>> begin

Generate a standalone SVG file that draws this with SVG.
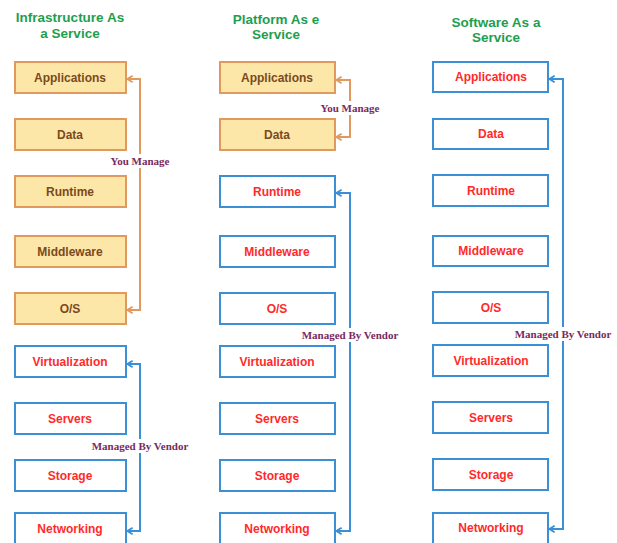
<svg xmlns="http://www.w3.org/2000/svg" width="617" height="543" viewBox="0 0 617 543">
<style>
.title{font-family:"Liberation Sans",Arial,sans-serif;font-weight:bold;font-size:13.5px;fill:#1e9e4e;text-anchor:middle}
.you rect{fill:#fde7a8;stroke:#e09a5e;stroke-width:2}
.you text{font-family:"Liberation Sans",Arial,sans-serif;font-weight:bold;font-size:12px;fill:#7a4a1e;text-anchor:middle;dominant-baseline:central}
.ven rect{fill:#fff;stroke:#3a8fd6;stroke-width:2}
.ven text{font-family:"Liberation Sans",Arial,sans-serif;font-weight:bold;font-size:12px;fill:#ff2a2a;text-anchor:middle;dominant-baseline:central}
.cb{fill:none;stroke:#e09a5e;stroke-width:2}
.cv{fill:none;stroke:#3a8fd6;stroke-width:2}
.lbl{font-family:"Liberation Serif","Times New Roman",serif;font-weight:bold;font-size:11px;fill:#7a2a5e;text-anchor:middle;dominant-baseline:central}
.lblbg{fill:#fff}
</style>
<defs>
<marker id="ab" viewBox="0 0 10 10" refX="9" refY="5" markerWidth="8" markerHeight="9" orient="auto-start-reverse" markerUnits="userSpaceOnUse">
<polyline points="2,1 8.5,5 2,9" fill="none" stroke="#e09a5e" stroke-width="2.2"/>
</marker>
<marker id="av" viewBox="0 0 10 10" refX="9" refY="5" markerWidth="8" markerHeight="9" orient="auto-start-reverse" markerUnits="userSpaceOnUse">
<polyline points="2,1 8.5,5 2,9" fill="none" stroke="#3a8fd6" stroke-width="2.2"/>
</marker>
</defs>
<rect width="617" height="543" fill="#fff"/>
<g id="titles">
<text class="title" x="70" y="22">Infrastructure As</text>
<text class="title" x="70" y="38">a Service</text>
<text class="title" x="276" y="24">Platform As e</text>
<text class="title" x="276" y="39">Service</text>
<text class="title" x="496" y="27">Software As a</text>
<text class="title" x="496" y="42">Service</text>
</g>
<g id="iaas">
<g id="iaas-applications" class="you"><rect x="15" y="62" width="111" height="31"/><text x="70" y="77.5">Applications</text></g>
<g id="iaas-data" class="you"><rect x="15" y="119" width="111" height="31"/><text x="70" y="134.5">Data</text></g>
<g id="iaas-runtime" class="you"><rect x="15" y="176" width="111" height="31"/><text x="70" y="191.5">Runtime</text></g>
<g id="iaas-middleware" class="you"><rect x="15" y="236" width="111" height="31"/><text x="70" y="251.5">Middleware</text></g>
<g id="iaas-os" class="you"><rect x="15" y="293" width="111" height="31"/><text x="70" y="308.5">O/S</text></g>
<g id="iaas-virtualization" class="ven"><rect x="15" y="346" width="111" height="31"/><text x="70" y="361.5">Virtualization</text></g>
<g id="iaas-servers" class="ven"><rect x="15" y="403" width="111" height="31"/><text x="70" y="418.5">Servers</text></g>
<g id="iaas-storage" class="ven"><rect x="15" y="460" width="111" height="31"/><text x="70" y="475.5">Storage</text></g>
<g id="iaas-networking" class="ven"><rect x="15" y="513" width="111" height="31"/><text x="70" y="528.5">Networking</text></g>
</g>
<g id="paas">
<g id="paas-applications" class="you"><rect x="220" y="62" width="115" height="31"/><text x="277" y="77.5">Applications</text></g>
<g id="paas-data" class="you"><rect x="220" y="119" width="115" height="31"/><text x="277" y="134.5">Data</text></g>
<g id="paas-runtime" class="ven"><rect x="220" y="176" width="115" height="31"/><text x="277" y="191.5">Runtime</text></g>
<g id="paas-middleware" class="ven"><rect x="220" y="236" width="115" height="31"/><text x="277" y="251.5">Middleware</text></g>
<g id="paas-os" class="ven"><rect x="220" y="293" width="115" height="31"/><text x="277" y="308.5">O/S</text></g>
<g id="paas-virtualization" class="ven"><rect x="220" y="346" width="115" height="31"/><text x="277" y="361.5">Virtualization</text></g>
<g id="paas-servers" class="ven"><rect x="220" y="403" width="115" height="31"/><text x="277" y="418.5">Servers</text></g>
<g id="paas-storage" class="ven"><rect x="220" y="460" width="115" height="31"/><text x="277" y="475.5">Storage</text></g>
<g id="paas-networking" class="ven"><rect x="220" y="513" width="115" height="31"/><text x="277" y="528.5">Networking</text></g>
</g>
<g id="saas">
<g id="saas-applications" class="ven"><rect x="433" y="62" width="115" height="30"/><text x="491" y="76.5">Applications</text></g>
<g id="saas-data" class="ven"><rect x="433" y="119" width="115" height="30"/><text x="491" y="133.5">Data</text></g>
<g id="saas-runtime" class="ven"><rect x="433" y="175" width="115" height="31"/><text x="491" y="190.5">Runtime</text></g>
<g id="saas-middleware" class="ven"><rect x="433" y="236" width="115" height="30"/><text x="491" y="250.5">Middleware</text></g>
<g id="saas-os" class="ven"><rect x="433" y="292" width="115" height="31"/><text x="491" y="307.5">O/S</text></g>
<g id="saas-virtualization" class="ven"><rect x="433" y="345" width="115" height="31"/><text x="491" y="360.5">Virtualization</text></g>
<g id="saas-servers" class="ven"><rect x="433" y="402" width="115" height="31"/><text x="491" y="417.5">Servers</text></g>
<g id="saas-storage" class="ven"><rect x="433" y="459" width="115" height="31"/><text x="491" y="474.5">Storage</text></g>
<g id="saas-networking" class="ven"><rect x="433" y="513" width="115" height="31"/><text x="491" y="527.5">Networking</text></g>
</g>
<g id="connectors">
<path class="cb" d="M127,79 H140 V310 H127" marker-start="url(#ab)" marker-end="url(#ab)"/>
<path class="cv" d="M127,364 H140 V531 H127" marker-start="url(#av)" marker-end="url(#av)"/>
<path class="cb" d="M336,80 H350 V137 H336" marker-start="url(#ab)" marker-end="url(#ab)"/>
<path class="cv" d="M336,193 H350 V531 H336" marker-start="url(#av)" marker-end="url(#av)"/>
<path class="cv" d="M549,79 H563 V529 H549" marker-start="url(#av)" marker-end="url(#av)"/>
<rect class="lblbg" x="108" y="154" width="66" height="14"/>
<text class="lbl" x="140" y="161">You Manage</text>
<rect class="lblbg" x="89" y="439" width="104" height="14"/>
<text class="lbl" x="140" y="446">Managed By Vendor</text>
<rect class="lblbg" x="317" y="101" width="66" height="14"/>
<text class="lbl" x="350" y="108">You Manage</text>
<rect class="lblbg" x="299" y="328" width="102" height="14"/>
<text class="lbl" x="350" y="335">Managed By Vendor</text>
<rect class="lblbg" x="512" y="327" width="102" height="14"/>
<text class="lbl" x="563" y="334">Managed By Vendor</text>
</g>
</svg>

>> end

**WHAT IS NEEDED**
Omit pictures; set down the rest of the material word for word.

**TASK RESULT**
Generate a standalone SVG file that draws this with SVG.
<svg xmlns="http://www.w3.org/2000/svg" width="617" height="543" viewBox="0 0 617 543">
<style>
.title{font-family:"Liberation Sans",Arial,sans-serif;font-weight:bold;font-size:13.5px;fill:#1e9e4e;text-anchor:middle}
.you rect{fill:#fde7a8;stroke:#e09a5e;stroke-width:2}
.you text{font-family:"Liberation Sans",Arial,sans-serif;font-weight:bold;font-size:12px;fill:#7a4a1e;text-anchor:middle;dominant-baseline:central}
.ven rect{fill:#fff;stroke:#3a8fd6;stroke-width:2}
.ven text{font-family:"Liberation Sans",Arial,sans-serif;font-weight:bold;font-size:12px;fill:#ff2a2a;text-anchor:middle;dominant-baseline:central}
.cb{fill:none;stroke:#e09a5e;stroke-width:2}
.cv{fill:none;stroke:#3a8fd6;stroke-width:2}
.lbl{font-family:"Liberation Serif","Times New Roman",serif;font-weight:bold;font-size:11px;fill:#7a2a5e;text-anchor:middle;dominant-baseline:central}
.lblbg{fill:#fff}
</style>
<defs>
<marker id="ab" viewBox="0 0 10 10" refX="9" refY="5" markerWidth="8" markerHeight="9" orient="auto-start-reverse" markerUnits="userSpaceOnUse">
<polyline points="2,1 8.5,5 2,9" fill="none" stroke="#e09a5e" stroke-width="2.2"/>
</marker>
<marker id="av" viewBox="0 0 10 10" refX="9" refY="5" markerWidth="8" markerHeight="9" orient="auto-start-reverse" markerUnits="userSpaceOnUse">
<polyline points="2,1 8.5,5 2,9" fill="none" stroke="#3a8fd6" stroke-width="2.2"/>
</marker>
</defs>
<rect width="617" height="543" fill="#fff"/>
<g id="titles">
<text class="title" x="70" y="22">Infrastructure As</text>
<text class="title" x="70" y="38">a Service</text>
<text class="title" x="276" y="24">Platform As e</text>
<text class="title" x="276" y="39">Service</text>
<text class="title" x="496" y="27">Software As a</text>
<text class="title" x="496" y="42">Service</text>
</g>
<g id="iaas">
<g id="iaas-applications" class="you"><rect x="15" y="62" width="111" height="31"/><text x="70" y="77.5">Applications</text></g>
<g id="iaas-data" class="you"><rect x="15" y="119" width="111" height="31"/><text x="70" y="134.5">Data</text></g>
<g id="iaas-runtime" class="you"><rect x="15" y="176" width="111" height="31"/><text x="70" y="191.5">Runtime</text></g>
<g id="iaas-middleware" class="you"><rect x="15" y="236" width="111" height="31"/><text x="70" y="251.5">Middleware</text></g>
<g id="iaas-os" class="you"><rect x="15" y="293" width="111" height="31"/><text x="70" y="308.5">O/S</text></g>
<g id="iaas-virtualization" class="ven"><rect x="15" y="346" width="111" height="31"/><text x="70" y="361.5">Virtualization</text></g>
<g id="iaas-servers" class="ven"><rect x="15" y="403" width="111" height="31"/><text x="70" y="418.5">Servers</text></g>
<g id="iaas-storage" class="ven"><rect x="15" y="460" width="111" height="31"/><text x="70" y="475.5">Storage</text></g>
<g id="iaas-networking" class="ven"><rect x="15" y="513" width="111" height="31"/><text x="70" y="528.5">Networking</text></g>
</g>
<g id="paas">
<g id="paas-applications" class="you"><rect x="220" y="62" width="115" height="31"/><text x="277" y="77.5">Applications</text></g>
<g id="paas-data" class="you"><rect x="220" y="119" width="115" height="31"/><text x="277" y="134.5">Data</text></g>
<g id="paas-runtime" class="ven"><rect x="220" y="176" width="115" height="31"/><text x="277" y="191.5">Runtime</text></g>
<g id="paas-middleware" class="ven"><rect x="220" y="236" width="115" height="31"/><text x="277" y="251.5">Middleware</text></g>
<g id="paas-os" class="ven"><rect x="220" y="293" width="115" height="31"/><text x="277" y="308.5">O/S</text></g>
<g id="paas-virtualization" class="ven"><rect x="220" y="346" width="115" height="31"/><text x="277" y="361.5">Virtualization</text></g>
<g id="paas-servers" class="ven"><rect x="220" y="403" width="115" height="31"/><text x="277" y="418.5">Servers</text></g>
<g id="paas-storage" class="ven"><rect x="220" y="460" width="115" height="31"/><text x="277" y="475.5">Storage</text></g>
<g id="paas-networking" class="ven"><rect x="220" y="513" width="115" height="31"/><text x="277" y="528.5">Networking</text></g>
</g>
<g id="saas">
<g id="saas-applications" class="ven"><rect x="433" y="62" width="115" height="30"/><text x="491" y="76.5">Applications</text></g>
<g id="saas-data" class="ven"><rect x="433" y="119" width="115" height="30"/><text x="491" y="133.5">Data</text></g>
<g id="saas-runtime" class="ven"><rect x="433" y="175" width="115" height="31"/><text x="491" y="190.5">Runtime</text></g>
<g id="saas-middleware" class="ven"><rect x="433" y="236" width="115" height="30"/><text x="491" y="250.5">Middleware</text></g>
<g id="saas-os" class="ven"><rect x="433" y="292" width="115" height="31"/><text x="491" y="307.5">O/S</text></g>
<g id="saas-virtualization" class="ven"><rect x="433" y="345" width="115" height="31"/><text x="491" y="360.5">Virtualization</text></g>
<g id="saas-servers" class="ven"><rect x="433" y="402" width="115" height="31"/><text x="491" y="417.5">Servers</text></g>
<g id="saas-storage" class="ven"><rect x="433" y="459" width="115" height="31"/><text x="491" y="474.5">Storage</text></g>
<g id="saas-networking" class="ven"><rect x="433" y="513" width="115" height="31"/><text x="491" y="527.5">Networking</text></g>
</g>
<g id="connectors">
<path class="cb" d="M127,79 H140 V310 H127" marker-start="url(#ab)" marker-end="url(#ab)"/>
<path class="cv" d="M127,364 H140 V531 H127" marker-start="url(#av)" marker-end="url(#av)"/>
<path class="cb" d="M336,80 H350 V137 H336" marker-start="url(#ab)" marker-end="url(#ab)"/>
<path class="cv" d="M336,193 H350 V531 H336" marker-start="url(#av)" marker-end="url(#av)"/>
<path class="cv" d="M549,79 H563 V529 H549" marker-start="url(#av)" marker-end="url(#av)"/>
<rect class="lblbg" x="108" y="154" width="66" height="14"/>
<text class="lbl" x="140" y="161">You Manage</text>
<rect class="lblbg" x="89" y="439" width="104" height="14"/>
<text class="lbl" x="140" y="446">Managed By Vendor</text>
<rect class="lblbg" x="317" y="101" width="66" height="14"/>
<text class="lbl" x="350" y="108">You Manage</text>
<rect class="lblbg" x="299" y="328" width="102" height="14"/>
<text class="lbl" x="350" y="335">Managed By Vendor</text>
<rect class="lblbg" x="512" y="327" width="102" height="14"/>
<text class="lbl" x="563" y="334">Managed By Vendor</text>
</g>
</svg>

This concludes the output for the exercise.